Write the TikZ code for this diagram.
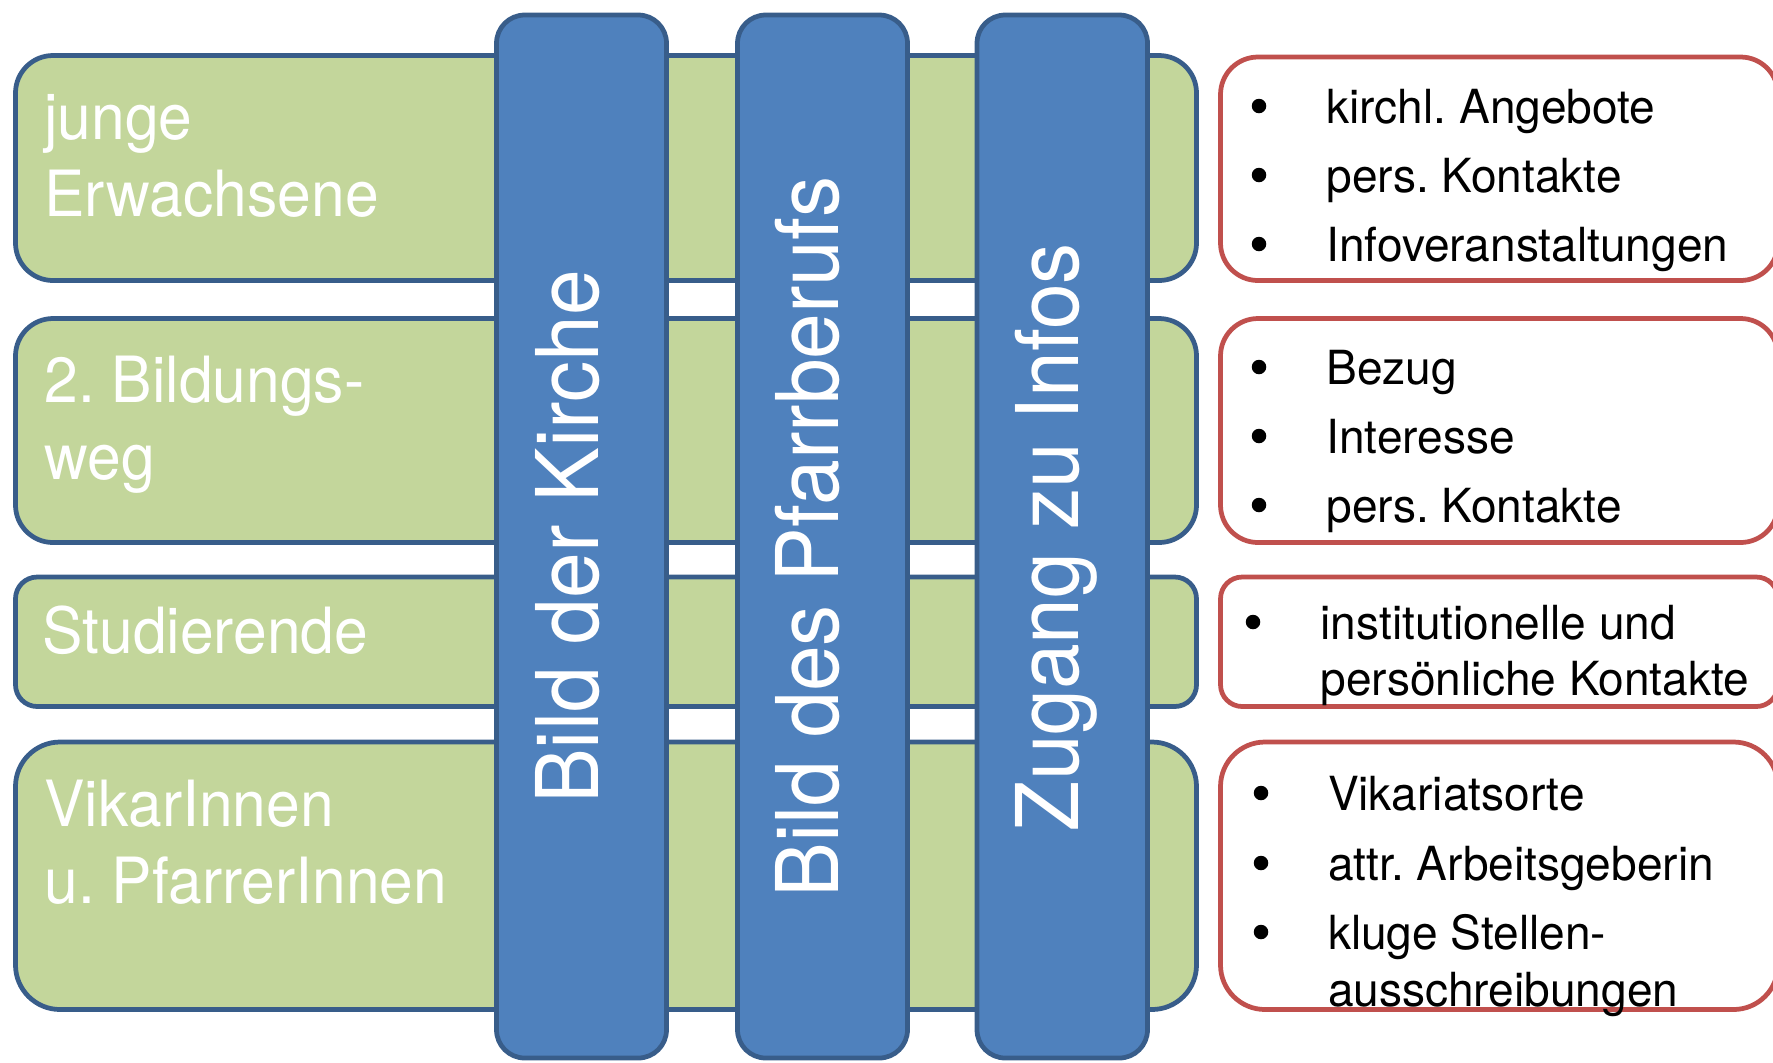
\documentclass[tikz,border=0pt]{standalone}
\usepackage{fontspec}
\setmainfont{TeX Gyre Heros}[FakeStretch=0.95]
\newfontfamily\rfont{TeX Gyre Heros}[FakeStretch=0.98]
\definecolor{gfill}{HTML}{C3D69B}
\definecolor{bfill}{HTML}{4F81BD}
\definecolor{edge}{HTML}{385D8A}
\definecolor{redc}{HTML}{C0504D}
\tikzset{
  greenbox/.style={fill=gfill, draw=edge, line width=1.9pt},
  bluecol/.style={fill=bfill, draw=edge, line width=1.9pt, rounded corners=11.3pt},
  redbox/.style={fill=white, draw=redc, line width=1.9pt},
  gtext/.style={text=white, font=\fontsize{25.5}{30}\selectfont, anchor=base west, inner sep=0pt},
  rtext/.style={text=black, font=\rfont\fontsize{18.8}{22}\selectfont, anchor=base west, inner sep=0pt},
  dot/.style={circle, fill=black, draw=none, minimum size=5.8pt, inner sep=0pt},
  ctext/.style={text=white, font=\fontsize{34.6}{40}\selectfont, rotate=90, anchor=base, inner sep=0pt},
}
\begin{document}
\frenchspacing
\begin{tikzpicture}[x=0.4pt,y=-0.4pt]
\useasboundingbox (0,0) rectangle (1773,1062);
\clip (0,0) rectangle (1773,1062);
% green rows
\draw[greenbox, rounded corners=15pt] (15.5,55.5) rectangle (1196.5,280.5);
\draw[greenbox, rounded corners=15pt] (15.5,318.5) rectangle (1196.5,542.5);
\draw[greenbox, rounded corners=8.7pt] (15.5,577) rectangle (1196.5,706.5);
\draw[greenbox, rounded corners=17.8pt] (15.5,742) rectangle (1196.5,1009.5);
\node[gtext] (t1a) at (44,139) {junge};
\node[gtext] (t1b) at (44,216) {Erwachsene};
\node[gtext] (t2a) at (44,402) {2. Bildungs-};
\node[gtext] (t2b) at (44,479) {weg};
\node[gtext] (t3a) at (42,653) {Studierende};
\node[gtext] (t4a) at (44,826) {VikarInnen};
\node[gtext] (t4b) at (44,903) {u. PfarrerInnen};
% blue columns
\draw[bluecol] (496.5,15) rectangle (666.5,1058);
\draw[bluecol] (737.5,15) rectangle (907.5,1058);
\draw[bluecol] (977,15) rectangle (1147.5,1058);
\node[ctext] (c1) at (598,537) {Bild der Kirche};
\node[ctext] (c2) at (838.5,537) {Bild des Pfarrberufs};
\node[ctext] (c3) at (1078,537) {Zugang zu Infos};
% red boxes
\draw[redbox, rounded corners=15pt] (1220.5,57) rectangle (1778,280.5);
\draw[redbox, rounded corners=15pt] (1220.5,318.5) rectangle (1778,542.5);
\draw[redbox, rounded corners=8.7pt] (1220.5,577) rectangle (1778,706.5);
\draw[redbox, rounded corners=17.8pt] (1220.5,742) rectangle (1778,1009.5);
% box 1
\node[dot] (b11) at (1259,106) {};
\node[rtext] (r11) at (1326,123) {kirchl. Angebote};
\node[dot] (b12) at (1259,175) {};
\node[rtext] (r12) at (1326,192) {pers. Kontakte};
\node[dot] (b13) at (1259,244) {};
\node[rtext] (r13) at (1326,261) {Infoveranstaltungen};
% box 2
\node[dot] (b21) at (1259,367) {};
\node[rtext] (r21) at (1326,384) {Bezug};
\node[dot] (b22) at (1259,436) {};
\node[rtext] (r22) at (1326,453) {Interesse};
\node[dot] (b23) at (1259,505) {};
\node[rtext] (r23) at (1326,522) {pers. Kontakte};
% box 3
\node[dot] (b31) at (1253,622) {};
\node[rtext] (r31) at (1320,639) {institutionelle und};
\node[rtext] (r32) at (1320,695) {persönliche Kontakte};
% box 4
\node[dot] (b41) at (1261,793) {};
\node[rtext] (r41) at (1327.5,810) {Vikariatsorte};
\node[dot] (b42) at (1261,863) {};
\node[rtext] (r42) at (1327.5,880) {attr. Arbeitsgeberin};
\node[dot] (b43) at (1261,932) {};
\node[rtext] (r43) at (1327.5,949) {kluge Stellen-};
\node[rtext] (r44) at (1327.5,1006) {ausschreibungen};
\end{tikzpicture}
\end{document}
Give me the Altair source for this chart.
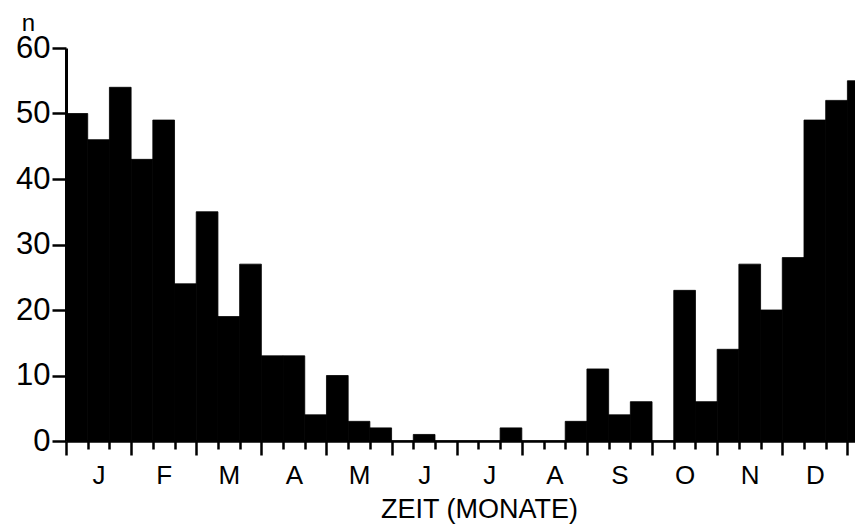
import altair as alt
import pandas as pd

# Counts per ten-day period (3 per month), Jan..Dec, plus start of next January
COUNTS = [50, 46, 54, 43, 49, 24, 35, 19, 27, 13, 13, 4,
          10, 3, 2, 0, 1, 0, 0, 0, 2, 0, 0, 3,
          11, 4, 6, 0, 23, 6, 14, 27, 20, 28, 49, 52,
          55]
MONTHS = ["J", "F", "M", "A", "M", "J", "J", "A", "S", "O", "N", "D"]
Y_TICKS = [0, 10, 20, 30, 40, 50, 60]
PERIODS_PER_MONTH = 3

df = pd.DataFrame({
    "start": list(range(len(COUNTS))),
    "end": [i + 1 for i in range(len(COUNTS))],
    "n": COUNTS,
})

W, H = 789, 393
X_MAX = 36.35
bin_px = W / X_MAX
n_bounds = len(MONTHS) * PERIODS_PER_MONTH

month_arr = "[" + ",".join("'%s'" % m for m in MONTHS) + "]"
label_expr = ("datum.value %% %d === 0 && datum.value < %d ? %s[datum.value / %d] : ''"
              % (PERIODS_PER_MONTH, n_bounds, month_arr, PERIODS_PER_MONTH))

FONT = "Liberation Sans, Arial, Helvetica, sans-serif"

x_axis = alt.Axis(
    values=list(range(0, n_bounds + 1)),
    labelExpr=label_expr,
    labelOffset=1.5 * bin_px,
    labelOverlap=False,
    labelBound=False,
    labelFlush=False,
    labelFont=FONT,
    labelFontSize=26,
    labelColor="black",
    labelPadding=7,
    tickSize={"condition": {"test": "datum.value %% %d === 0" % PERIODS_PER_MONTH, "value": 14}, "value": 8},
    tickWidth=2.5,
    tickColor="black",
    domainColor="black",
    domainWidth=2.5,
    grid=False,
    title="ZEIT (MONATE)",
    titleFont=FONT,
    titleFontSize=27,
    titleFontWeight="normal",
    titleColor="black",
    titleAlign="center",
    titleBaseline="alphabetic",
    titleX=413,
    titleY=76,
)

y_axis = alt.Axis(
    values=Y_TICKS,
    labelFont=FONT,
    labelFontSize=31,
    labelColor="black",
    labelPadding=2,
    tickSize=14,
    tickWidth=2.5,
    tickColor="black",
    domainColor="black",
    domainWidth=3,
    grid=False,
    title="n",
    titleFont=FONT,
    titleFontSize=24,
    titleFontWeight="normal",
    titleColor="black",
    titleAngle=0,
    titleAlign="center",
    titleBaseline="alphabetic",
    titleX=-38,
    titleY=-18,
)

chart = alt.Chart(df).mark_bar(
    color="black", stroke="black", strokeWidth=0.8, clip=True
).encode(
    x=alt.X("start:Q", scale=alt.Scale(domain=[0, X_MAX], nice=False, zero=False), axis=x_axis),
    x2="end:Q",
    y=alt.Y("n:Q", scale=alt.Scale(domain=[0, 60], nice=False), axis=y_axis),
    y2=alt.datum(0),
).properties(
    width=W,
    height=H,
    autosize=alt.AutoSizeParams(type="none"),
    padding={"left": 58, "top": 40, "right": 0, "bottom": 85},
    background="white",
).configure_view(stroke=None)

chart.save("out.html", embed_options={"renderer": "svg", "actions": False})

### Job
Quote the material word for word, dropping any images it holds.

### Response for this exercise
Write the TikZ code for this diagram.
\documentclass[tikz,border=0pt]{standalone}
\usepackage{fontspec}
\setmainfont{TeX Gyre Heros}[FakeStretch=0.95]
\newfontfamily\rfont{TeX Gyre Heros}[FakeStretch=0.98]
\definecolor{gfill}{HTML}{C3D69B}
\definecolor{bfill}{HTML}{4F81BD}
\definecolor{edge}{HTML}{385D8A}
\definecolor{redc}{HTML}{C0504D}
\tikzset{
  greenbox/.style={fill=gfill, draw=edge, line width=1.9pt},
  bluecol/.style={fill=bfill, draw=edge, line width=1.9pt, rounded corners=11.3pt},
  redbox/.style={fill=white, draw=redc, line width=1.9pt},
  gtext/.style={text=white, font=\fontsize{25.5}{30}\selectfont, anchor=base west, inner sep=0pt},
  rtext/.style={text=black, font=\rfont\fontsize{18.8}{22}\selectfont, anchor=base west, inner sep=0pt},
  dot/.style={circle, fill=black, draw=none, minimum size=5.8pt, inner sep=0pt},
  ctext/.style={text=white, font=\fontsize{34.6}{40}\selectfont, rotate=90, anchor=base, inner sep=0pt},
}
\begin{document}
\frenchspacing
\begin{tikzpicture}[x=0.4pt,y=-0.4pt]
\useasboundingbox (0,0) rectangle (1773,1062);
\clip (0,0) rectangle (1773,1062);
% green rows
\draw[greenbox, rounded corners=15pt] (15.5,55.5) rectangle (1196.5,280.5);
\draw[greenbox, rounded corners=15pt] (15.5,318.5) rectangle (1196.5,542.5);
\draw[greenbox, rounded corners=8.7pt] (15.5,577) rectangle (1196.5,706.5);
\draw[greenbox, rounded corners=17.8pt] (15.5,742) rectangle (1196.5,1009.5);
\node[gtext] (t1a) at (44,139) {junge};
\node[gtext] (t1b) at (44,216) {Erwachsene};
\node[gtext] (t2a) at (44,402) {2. Bildungs-};
\node[gtext] (t2b) at (44,479) {weg};
\node[gtext] (t3a) at (42,653) {Studierende};
\node[gtext] (t4a) at (44,826) {VikarInnen};
\node[gtext] (t4b) at (44,903) {u. PfarrerInnen};
% blue columns
\draw[bluecol] (496.5,15) rectangle (666.5,1058);
\draw[bluecol] (737.5,15) rectangle (907.5,1058);
\draw[bluecol] (977,15) rectangle (1147.5,1058);
\node[ctext] (c1) at (598,537) {Bild der Kirche};
\node[ctext] (c2) at (838.5,537) {Bild des Pfarrberufs};
\node[ctext] (c3) at (1078,537) {Zugang zu Infos};
% red boxes
\draw[redbox, rounded corners=15pt] (1220.5,57) rectangle (1778,280.5);
\draw[redbox, rounded corners=15pt] (1220.5,318.5) rectangle (1778,542.5);
\draw[redbox, rounded corners=8.7pt] (1220.5,577) rectangle (1778,706.5);
\draw[redbox, rounded corners=17.8pt] (1220.5,742) rectangle (1778,1009.5);
% box 1
\node[dot] (b11) at (1259,106) {};
\node[rtext] (r11) at (1326,123) {kirchl. Angebote};
\node[dot] (b12) at (1259,175) {};
\node[rtext] (r12) at (1326,192) {pers. Kontakte};
\node[dot] (b13) at (1259,244) {};
\node[rtext] (r13) at (1326,261) {Infoveranstaltungen};
% box 2
\node[dot] (b21) at (1259,367) {};
\node[rtext] (r21) at (1326,384) {Bezug};
\node[dot] (b22) at (1259,436) {};
\node[rtext] (r22) at (1326,453) {Interesse};
\node[dot] (b23) at (1259,505) {};
\node[rtext] (r23) at (1326,522) {pers. Kontakte};
% box 3
\node[dot] (b31) at (1253,622) {};
\node[rtext] (r31) at (1320,639) {institutionelle und};
\node[rtext] (r32) at (1320,695) {persönliche Kontakte};
% box 4
\node[dot] (b41) at (1261,793) {};
\node[rtext] (r41) at (1327.5,810) {Vikariatsorte};
\node[dot] (b42) at (1261,863) {};
\node[rtext] (r42) at (1327.5,880) {attr. Arbeitsgeberin};
\node[dot] (b43) at (1261,932) {};
\node[rtext] (r43) at (1327.5,949) {kluge Stellen-};
\node[rtext] (r44) at (1327.5,1006) {ausschreibungen};
\end{tikzpicture}
\end{document}
Give me the Altair source for this chart.
import altair as alt
import pandas as pd

# Counts per ten-day period (3 per month), Jan..Dec, plus start of next January
COUNTS = [50, 46, 54, 43, 49, 24, 35, 19, 27, 13, 13, 4,
          10, 3, 2, 0, 1, 0, 0, 0, 2, 0, 0, 3,
          11, 4, 6, 0, 23, 6, 14, 27, 20, 28, 49, 52,
          55]
MONTHS = ["J", "F", "M", "A", "M", "J", "J", "A", "S", "O", "N", "D"]
Y_TICKS = [0, 10, 20, 30, 40, 50, 60]
PERIODS_PER_MONTH = 3

df = pd.DataFrame({
    "start": list(range(len(COUNTS))),
    "end": [i + 1 for i in range(len(COUNTS))],
    "n": COUNTS,
})

W, H = 789, 393
X_MAX = 36.35
bin_px = W / X_MAX
n_bounds = len(MONTHS) * PERIODS_PER_MONTH

month_arr = "[" + ",".join("'%s'" % m for m in MONTHS) + "]"
label_expr = ("datum.value %% %d === 0 && datum.value < %d ? %s[datum.value / %d] : ''"
              % (PERIODS_PER_MONTH, n_bounds, month_arr, PERIODS_PER_MONTH))

FONT = "Liberation Sans, Arial, Helvetica, sans-serif"

x_axis = alt.Axis(
    values=list(range(0, n_bounds + 1)),
    labelExpr=label_expr,
    labelOffset=1.5 * bin_px,
    labelOverlap=False,
    labelBound=False,
    labelFlush=False,
    labelFont=FONT,
    labelFontSize=26,
    labelColor="black",
    labelPadding=7,
    tickSize={"condition": {"test": "datum.value %% %d === 0" % PERIODS_PER_MONTH, "value": 14}, "value": 8},
    tickWidth=2.5,
    tickColor="black",
    domainColor="black",
    domainWidth=2.5,
    grid=False,
    title="ZEIT (MONATE)",
    titleFont=FONT,
    titleFontSize=27,
    titleFontWeight="normal",
    titleColor="black",
    titleAlign="center",
    titleBaseline="alphabetic",
    titleX=413,
    titleY=76,
)

y_axis = alt.Axis(
    values=Y_TICKS,
    labelFont=FONT,
    labelFontSize=31,
    labelColor="black",
    labelPadding=2,
    tickSize=14,
    tickWidth=2.5,
    tickColor="black",
    domainColor="black",
    domainWidth=3,
    grid=False,
    title="n",
    titleFont=FONT,
    titleFontSize=24,
    titleFontWeight="normal",
    titleColor="black",
    titleAngle=0,
    titleAlign="center",
    titleBaseline="alphabetic",
    titleX=-38,
    titleY=-18,
)

chart = alt.Chart(df).mark_bar(
    color="black", stroke="black", strokeWidth=0.8, clip=True
).encode(
    x=alt.X("start:Q", scale=alt.Scale(domain=[0, X_MAX], nice=False, zero=False), axis=x_axis),
    x2="end:Q",
    y=alt.Y("n:Q", scale=alt.Scale(domain=[0, 60], nice=False), axis=y_axis),
    y2=alt.datum(0),
).properties(
    width=W,
    height=H,
    autosize=alt.AutoSizeParams(type="none"),
    padding={"left": 58, "top": 40, "right": 0, "bottom": 85},
    background="white",
).configure_view(stroke=None)

chart.save("out.html", embed_options={"renderer": "svg", "actions": False})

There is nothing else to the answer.